John Updike Biography Books Facts

INTRODUCTION

Updike, John (1932-2009), American writer of fiction, nonfiction, and poetry. Updike is known for his well-crafted prose that explores the hidden tensions and problems of middle-class American life. His characters frequently experience personal turmoil and must respond to crises relating to religion, family obligations, and marital infidelity.

LIFE

John Hoyer Updike was born in Shillington, Pennsylvania. After attending public schools he received a scholarship to attend Harvard University in Cambridge, Massachusetts. Updike was editor of the Harvard Lampoon humor publication while a student there; he graduated with a degree in English literature and spent a year studying at the Ruskin School of Drawing and Fine Art at Oxford University in England.

Updike returned to the United States in 1955 to accept his dream job, as a staff writer for The New Yorker magazine. He stayed just two years, however, deciding to leave New York City and move to a small town in Massachusetts to write fiction and poetry. It is this type of community, the suburbs and small to midsized towns, where Updike typically sets his fiction. His relationship with The New Yorker remained intact; many of his short stories, poems, and essays since that time have first been published in the magazine.

WORKS

Updike’s first book, The Carpentered Hen (1958), was a collection of verse. His first novel, The Poorhouse Fair (1959), is about the inhabitants of a home for the aged, and it received a great deal of critical praise. His second novel, Rabbit, Run (1960), is probably his best-known work. The novel tells the story of Harry “Rabbit” Angstrom, a young man struggling with the transition to adulthood and the accompanying responsibilities. Updike wrote three more books examining Rabbit’s life against the changing backdrop of America in the 1960s, 1970s, and 1980s: Rabbit Redux (1971), Rabbit Is Rich (1981; Pulitzer Prize, 1982), and Rabbit at Rest (1990; Pulitzer Prize, 1991).

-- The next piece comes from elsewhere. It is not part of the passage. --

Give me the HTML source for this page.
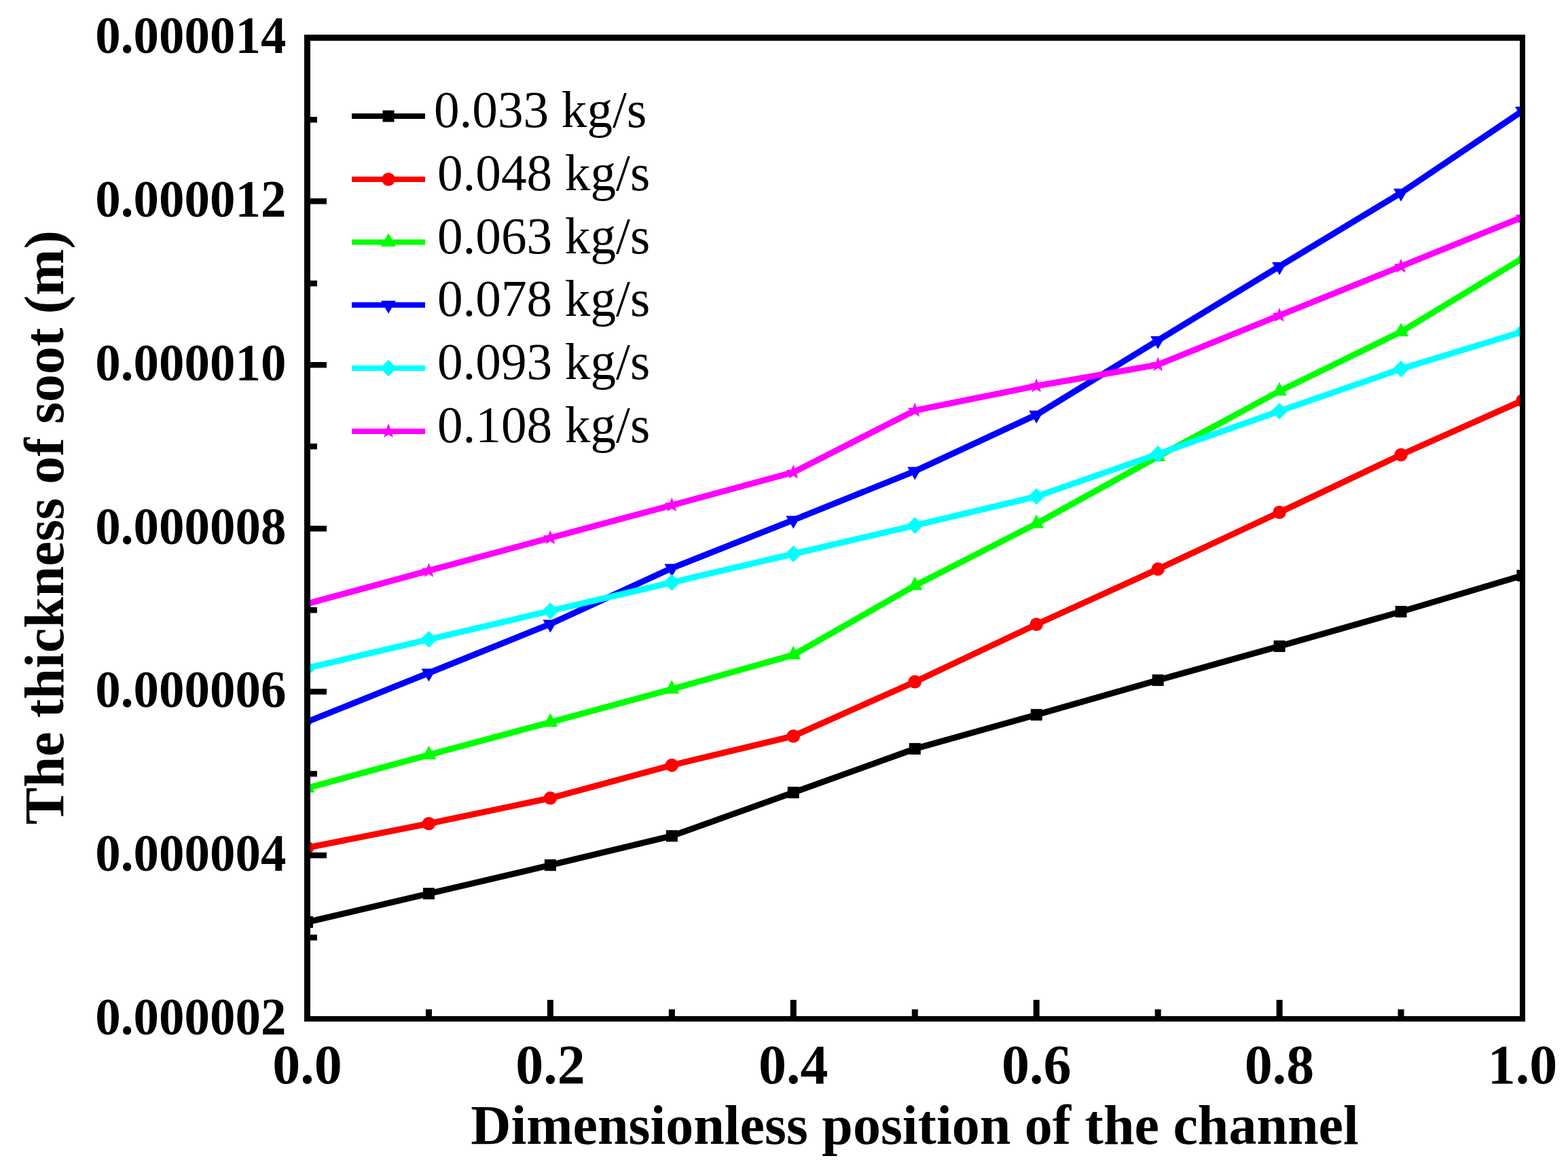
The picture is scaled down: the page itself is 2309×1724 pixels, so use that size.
<!DOCTYPE html>
<html><head><meta charset="utf-8"><style>
html,body{margin:0;padding:0;background:#fff;}
svg{display:block;}
text{font-family:"Liberation Serif","Times New Roman",serif;fill:#000;}
.tl text{font-weight:bold;font-size:75px;}
.xl text{font-weight:bold;font-size:82px;}
.at{font-weight:bold;font-size:82px;}
.lg{font-size:75.2px;}
</style></head><body>
<svg width="2309" height="1724" viewBox="0 0 2309 1724">
<rect width="2309" height="1724" fill="#fff"/>
<defs><clipPath id="pc"><rect x="452.5" y="55.5" width="1789.5" height="1444.5"/></clipPath></defs>
<g clip-path="url(#pc)">
<polyline points="452.50,1357.50 631.45,1315.60 810.40,1273.70 989.35,1230.70 1168.30,1166.80 1347.25,1102.40 1526.20,1052.30 1705.15,1001.40 1884.10,951.40 2063.05,900.50 2242.00,847.40" fill="none" stroke="#000000" stroke-width="9" stroke-linejoin="miter" stroke-miterlimit="3"/>
<rect x="444.00" y="1349.00" width="17.0" height="17.0" fill="#000000"/>
<rect x="622.95" y="1307.10" width="17.0" height="17.0" fill="#000000"/>
<rect x="801.90" y="1265.20" width="17.0" height="17.0" fill="#000000"/>
<rect x="980.85" y="1222.20" width="17.0" height="17.0" fill="#000000"/>
<rect x="1159.80" y="1158.30" width="17.0" height="17.0" fill="#000000"/>
<rect x="1338.75" y="1093.90" width="17.0" height="17.0" fill="#000000"/>
<rect x="1517.70" y="1043.80" width="17.0" height="17.0" fill="#000000"/>
<rect x="1696.65" y="992.90" width="17.0" height="17.0" fill="#000000"/>
<rect x="1875.60" y="942.90" width="17.0" height="17.0" fill="#000000"/>
<rect x="2054.55" y="892.00" width="17.0" height="17.0" fill="#000000"/>
<rect x="2233.50" y="838.90" width="17.0" height="17.0" fill="#000000"/>
<polyline points="452.50,1248.00 631.45,1212.50 810.40,1175.00 989.35,1126.60 1168.30,1083.70 1347.25,1003.80 1526.20,919.30 1705.15,837.90 1884.10,754.30 2063.05,669.50 2242.00,589.70" fill="none" stroke="#FF0000" stroke-width="9" stroke-linejoin="miter" stroke-miterlimit="3"/>
<circle cx="452.50" cy="1248.00" r="9.8" fill="#FF0000"/>
<circle cx="631.45" cy="1212.50" r="9.8" fill="#FF0000"/>
<circle cx="810.40" cy="1175.00" r="9.8" fill="#FF0000"/>
<circle cx="989.35" cy="1126.60" r="9.8" fill="#FF0000"/>
<circle cx="1168.30" cy="1083.70" r="9.8" fill="#FF0000"/>
<circle cx="1347.25" cy="1003.80" r="9.8" fill="#FF0000"/>
<circle cx="1526.20" cy="919.30" r="9.8" fill="#FF0000"/>
<circle cx="1705.15" cy="837.90" r="9.8" fill="#FF0000"/>
<circle cx="1884.10" cy="754.30" r="9.8" fill="#FF0000"/>
<circle cx="2063.05" cy="669.50" r="9.8" fill="#FF0000"/>
<circle cx="2242.00" cy="589.70" r="9.8" fill="#FF0000"/>
<polyline points="452.50,1160.20 631.45,1111.30 810.40,1063.30 989.35,1014.60 1168.30,964.20 1347.25,862.20 1526.20,770.90 1705.15,672.30 1884.10,575.90 2063.05,488.60 2242.00,380.30" fill="none" stroke="#00FF00" stroke-width="9" stroke-linejoin="miter" stroke-miterlimit="3"/>
<polygon points="452.50,1146.80 463.50,1166.80 441.50,1166.80" fill="#00FF00"/>
<polygon points="631.45,1097.90 642.45,1117.90 620.45,1117.90" fill="#00FF00"/>
<polygon points="810.40,1049.90 821.40,1069.90 799.40,1069.90" fill="#00FF00"/>
<polygon points="989.35,1001.20 1000.35,1021.20 978.35,1021.20" fill="#00FF00"/>
<polygon points="1168.30,950.80 1179.30,970.80 1157.30,970.80" fill="#00FF00"/>
<polygon points="1347.25,848.80 1358.25,868.80 1336.25,868.80" fill="#00FF00"/>
<polygon points="1526.20,757.50 1537.20,777.50 1515.20,777.50" fill="#00FF00"/>
<polygon points="1705.15,658.90 1716.15,678.90 1694.15,678.90" fill="#00FF00"/>
<polygon points="1884.10,562.50 1895.10,582.50 1873.10,582.50" fill="#00FF00"/>
<polygon points="2063.05,475.20 2074.05,495.20 2052.05,495.20" fill="#00FF00"/>
<polygon points="2242.00,366.90 2253.00,386.90 2231.00,386.90" fill="#00FF00"/>
<polyline points="452.50,1062.60 631.45,990.70 810.40,918.70 989.35,836.40 1168.30,765.60 1347.25,693.70 1526.20,610.70 1705.15,501.10 1884.10,392.20 2063.05,284.00 2242.00,163.20" fill="none" stroke="#0000FF" stroke-width="9" stroke-linejoin="miter" stroke-miterlimit="3"/>
<polygon points="452.50,1075.40 463.50,1056.40 441.50,1056.40" fill="#0000FF"/>
<polygon points="631.45,1003.50 642.45,984.50 620.45,984.50" fill="#0000FF"/>
<polygon points="810.40,931.50 821.40,912.50 799.40,912.50" fill="#0000FF"/>
<polygon points="989.35,849.20 1000.35,830.20 978.35,830.20" fill="#0000FF"/>
<polygon points="1168.30,778.40 1179.30,759.40 1157.30,759.40" fill="#0000FF"/>
<polygon points="1347.25,706.50 1358.25,687.50 1336.25,687.50" fill="#0000FF"/>
<polygon points="1526.20,623.50 1537.20,604.50 1515.20,604.50" fill="#0000FF"/>
<polygon points="1705.15,513.90 1716.15,494.90 1694.15,494.90" fill="#0000FF"/>
<polygon points="1884.10,405.00 1895.10,386.00 1873.10,386.00" fill="#0000FF"/>
<polygon points="2063.05,296.80 2074.05,277.80 2052.05,277.80" fill="#0000FF"/>
<polygon points="2242.00,176.00 2253.00,157.00 2231.00,157.00" fill="#0000FF"/>
<polyline points="452.50,983.60 631.45,941.30 810.40,899.40 989.35,857.50 1168.30,815.50 1347.25,773.60 1526.20,731.00 1705.15,668.40 1884.10,605.20 2063.05,543.10 2242.00,488.30" fill="none" stroke="#00FFFF" stroke-width="9" stroke-linejoin="miter" stroke-miterlimit="3"/>
<polygon points="452.50,971.30 464.80,983.60 452.50,995.90 440.20,983.60" fill="#00FFFF"/>
<polygon points="631.45,929.00 643.75,941.30 631.45,953.60 619.15,941.30" fill="#00FFFF"/>
<polygon points="810.40,887.10 822.70,899.40 810.40,911.70 798.10,899.40" fill="#00FFFF"/>
<polygon points="989.35,845.20 1001.65,857.50 989.35,869.80 977.05,857.50" fill="#00FFFF"/>
<polygon points="1168.30,803.20 1180.60,815.50 1168.30,827.80 1156.00,815.50" fill="#00FFFF"/>
<polygon points="1347.25,761.30 1359.55,773.60 1347.25,785.90 1334.95,773.60" fill="#00FFFF"/>
<polygon points="1526.20,718.70 1538.50,731.00 1526.20,743.30 1513.90,731.00" fill="#00FFFF"/>
<polygon points="1705.15,656.10 1717.45,668.40 1705.15,680.70 1692.85,668.40" fill="#00FFFF"/>
<polygon points="1884.10,592.90 1896.40,605.20 1884.10,617.50 1871.80,605.20" fill="#00FFFF"/>
<polygon points="2063.05,530.80 2075.35,543.10 2063.05,555.40 2050.75,543.10" fill="#00FFFF"/>
<polygon points="2242.00,476.00 2254.30,488.30 2242.00,500.60 2229.70,488.30" fill="#00FFFF"/>
<polyline points="452.50,888.80 631.45,840.20 810.40,791.90 989.35,743.80 1168.30,695.40 1347.25,604.30 1526.20,568.20 1705.15,537.00 1884.10,464.40 2063.05,392.20 2242.00,319.70" fill="none" stroke="#FF00FF" stroke-width="9" stroke-linejoin="miter" stroke-miterlimit="3"/>
<polygon points="452.50,877.40 455.44,884.75 463.34,885.28 457.26,890.35 459.20,898.02 452.50,893.80 445.80,898.02 447.74,890.35 441.66,885.28 449.56,884.75" fill="#FF00FF"/>
<polygon points="631.45,828.80 634.39,836.15 642.29,836.68 636.21,841.75 638.15,849.42 631.45,845.20 624.75,849.42 626.69,841.75 620.61,836.68 628.51,836.15" fill="#FF00FF"/>
<polygon points="810.40,780.50 813.34,787.85 821.24,788.38 815.16,793.45 817.10,801.12 810.40,796.90 803.70,801.12 805.64,793.45 799.56,788.38 807.46,787.85" fill="#FF00FF"/>
<polygon points="989.35,732.40 992.29,739.75 1000.19,740.28 994.11,745.35 996.05,753.02 989.35,748.80 982.65,753.02 984.59,745.35 978.51,740.28 986.41,739.75" fill="#FF00FF"/>
<polygon points="1168.30,684.00 1171.24,691.35 1179.14,691.88 1173.06,696.95 1175.00,704.62 1168.30,700.40 1161.60,704.62 1163.54,696.95 1157.46,691.88 1165.36,691.35" fill="#FF00FF"/>
<polygon points="1347.25,592.90 1350.19,600.25 1358.09,600.78 1352.01,605.85 1353.95,613.52 1347.25,609.30 1340.55,613.52 1342.49,605.85 1336.41,600.78 1344.31,600.25" fill="#FF00FF"/>
<polygon points="1526.20,556.80 1529.14,564.15 1537.04,564.68 1530.96,569.75 1532.90,577.42 1526.20,573.20 1519.50,577.42 1521.44,569.75 1515.36,564.68 1523.26,564.15" fill="#FF00FF"/>
<polygon points="1705.15,525.60 1708.09,532.95 1715.99,533.48 1709.91,538.55 1711.85,546.22 1705.15,542.00 1698.45,546.22 1700.39,538.55 1694.31,533.48 1702.21,532.95" fill="#FF00FF"/>
<polygon points="1884.10,453.00 1887.04,460.35 1894.94,460.88 1888.86,465.95 1890.80,473.62 1884.10,469.40 1877.40,473.62 1879.34,465.95 1873.26,460.88 1881.16,460.35" fill="#FF00FF"/>
<polygon points="2063.05,380.80 2065.99,388.15 2073.89,388.68 2067.81,393.75 2069.75,401.42 2063.05,397.20 2056.35,401.42 2058.29,393.75 2052.21,388.68 2060.11,388.15" fill="#FF00FF"/>
<polygon points="2242.00,308.30 2244.94,315.65 2252.84,316.18 2246.76,321.25 2248.70,328.92 2242.00,324.70 2235.30,328.92 2237.24,321.25 2231.16,316.18 2239.06,315.65" fill="#FF00FF"/>
</g>
<rect x="448" y="51" width="9" height="1453" fill="#000"/>
<rect x="2238" y="51" width="8" height="1453" fill="#000"/>
<rect x="448" y="51" width="1798" height="9" fill="#000"/>
<rect x="448" y="1496" width="1798" height="8" fill="#000"/>
<rect x="457" y="1376" width="10" height="8.5" fill="#000"/>
<rect x="457" y="1255" width="24" height="8.5" fill="#000"/>
<rect x="457" y="1135" width="10" height="8.5" fill="#000"/>
<rect x="457" y="1014" width="24" height="8.5" fill="#000"/>
<rect x="457" y="894" width="10" height="8.5" fill="#000"/>
<rect x="457" y="774" width="24" height="8.5" fill="#000"/>
<rect x="457" y="653" width="10" height="8.5" fill="#000"/>
<rect x="457" y="533" width="24" height="8.5" fill="#000"/>
<rect x="457" y="413" width="10" height="8.5" fill="#000"/>
<rect x="457" y="292" width="24" height="8.5" fill="#000"/>
<rect x="457" y="172" width="10" height="8.5" fill="#000"/>
<rect x="626.95" y="1486" width="9" height="10" fill="#000"/>
<rect x="805.90" y="1472" width="9" height="24" fill="#000"/>
<rect x="984.85" y="1486" width="9" height="10" fill="#000"/>
<rect x="1163.80" y="1472" width="9" height="24" fill="#000"/>
<rect x="1342.75" y="1486" width="9" height="10" fill="#000"/>
<rect x="1521.70" y="1472" width="9" height="24" fill="#000"/>
<rect x="1700.65" y="1486" width="9" height="10" fill="#000"/>
<rect x="1879.60" y="1472" width="9" height="24" fill="#000"/>
<rect x="2058.55" y="1486" width="9" height="10" fill="#000"/>
<g class="tl"><text transform="translate(421.5,1522.80) scale(1,1.035)" text-anchor="end">0.000002</text><text transform="translate(421.5,1282.05) scale(1,1.035)" text-anchor="end">0.000004</text><text transform="translate(421.5,1041.30) scale(1,1.035)" text-anchor="end">0.000006</text><text transform="translate(421.5,800.55) scale(1,1.035)" text-anchor="end">0.000008</text><text transform="translate(421.5,559.80) scale(1,1.035)" text-anchor="end">0.000010</text><text transform="translate(421.5,319.05) scale(1,1.035)" text-anchor="end">0.000012</text><text transform="translate(421.5,78.30) scale(1,1.035)" text-anchor="end">0.000014</text></g>
<g class="xl"><text transform="translate(452.50,1595) scale(1,1.015)" text-anchor="middle">0.0</text><text transform="translate(810.40,1595) scale(1,1.015)" text-anchor="middle">0.2</text><text transform="translate(1168.30,1595) scale(1,1.015)" text-anchor="middle">0.4</text><text transform="translate(1526.20,1595) scale(1,1.015)" text-anchor="middle">0.6</text><text transform="translate(1884.10,1595) scale(1,1.015)" text-anchor="middle">0.8</text><text transform="translate(2242.00,1595) scale(1,1.015)" text-anchor="middle">1.0</text></g>
<text class="at" x="1347" y="1684.3" text-anchor="middle">Dimensionless position of the channel</text>
<text class="at" transform="translate(93,776.6) rotate(-90)" x="0" y="0" text-anchor="middle">The thickness of soot (m)</text>
<rect x="518" y="167.00" width="108" height="8" fill="#000000"/>
<rect x="563.50" y="162.50" width="17.0" height="17.0" fill="#000000"/>
<text class="lg" transform="translate(638.9,187.30) scale(1,1.02)">0.033 kg/s</text>
<rect x="518" y="260.00" width="108" height="8" fill="#FF0000"/>
<circle cx="572.00" cy="264.00" r="9.8" fill="#FF0000"/>
<text class="lg" transform="translate(643.9,280.30) scale(1,1.02)">0.048 kg/s</text>
<rect x="518" y="352.50" width="108" height="8" fill="#00FF00"/>
<polygon points="572.00,343.10 583.00,363.10 561.00,363.10" fill="#00FF00"/>
<text class="lg" transform="translate(643.9,372.80) scale(1,1.02)">0.063 kg/s</text>
<rect x="518" y="445.00" width="108" height="8" fill="#0000FF"/>
<polygon points="572.00,461.80 583.00,442.80 561.00,442.80" fill="#0000FF"/>
<text class="lg" transform="translate(643.9,465.30) scale(1,1.02)">0.078 kg/s</text>
<rect x="518" y="538.00" width="108" height="8" fill="#00FFFF"/>
<polygon points="572.00,529.70 584.30,542.00 572.00,554.30 559.70,542.00" fill="#00FFFF"/>
<text class="lg" transform="translate(643.9,558.30) scale(1,1.02)">0.093 kg/s</text>
<rect x="518" y="631.00" width="108" height="8" fill="#FF00FF"/>
<polygon points="572.00,623.60 574.94,630.95 582.84,631.48 576.76,636.55 578.70,644.22 572.00,640.00 565.30,644.22 567.24,636.55 561.16,631.48 569.06,630.95" fill="#FF00FF"/>
<text class="lg" transform="translate(643.9,651.30) scale(1,1.02)">0.108 kg/s</text>
</svg>
</body></html>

In the novel The Centaur (1963), Updike adapted characters from Greek legend, presenting them as a Pennsylvania schoolteacher and his adolescent son (Updike’s father was a teacher). The book won the 1964 National Book Award for fiction. Of the Farm (1965) is a short, intense look at a man torn between past and present, as represented by his mother and his wife. Couples (1968) probes the world of suburban married couples in the mid-1960s. Bech: A Book (1970) is a collection of seven interrelated stories about a writer. Updike followed it with Bech Is Back (1982) and Bech at Bay (1998).

Updike’s novel A Month of Sundays (1975) was the first in a “Scarlet Letter” trilogy that includes Roger’s Version (1986) and S. (1988). The Coup (1978) is a novel of political upheaval set in Africa. Updike’s The Witches of Eastwick (1984), about three women who have magical powers over men, drew sharp criticism for a supposed antifeminist stance. It was also made into a major Hollywood motion picture featuring Michelle Pfeiffer, Susan Sarandon, and Cher as the witches. Later Updike novels include Brazil (1994), a South American retelling of the Tristan and Isolde story; In the Beauty of the Lilies (1996), a novel about families and religion; Toward the End of Time (1997), set in the future after a disastrous war between the United States and China; Gertrude and Claudius (2000), an ambitious reimagining of the events leading up to the circumstances in William Shakespeare’s play Hamlet; and Seek My Face (2002), a story about 20th-century American art as told by a 79-year-old woman who was married to two prominent artists.

Short story collections by Updike include The Music School (1966), Museums and Women (1972), Problems and Other Stories (1979), The Afterlife (1994), and Licks of Love (2000), which includes a Harry Angstrom follow-up titled “Rabbit Remembered.” His nonfiction works include Hugging the Shore (1983), Odd Jobs (1991), Golf Dreams (1996), and More Matter (1999). Much of Updike’s poetry was compiled in a 1993 volume, Collected Poems: 1953-1993. His autobiography Self-Consciousness: Memoirs was published in 1989. Updike was given the National Medal of Arts by President George H. W. Bush in 1989.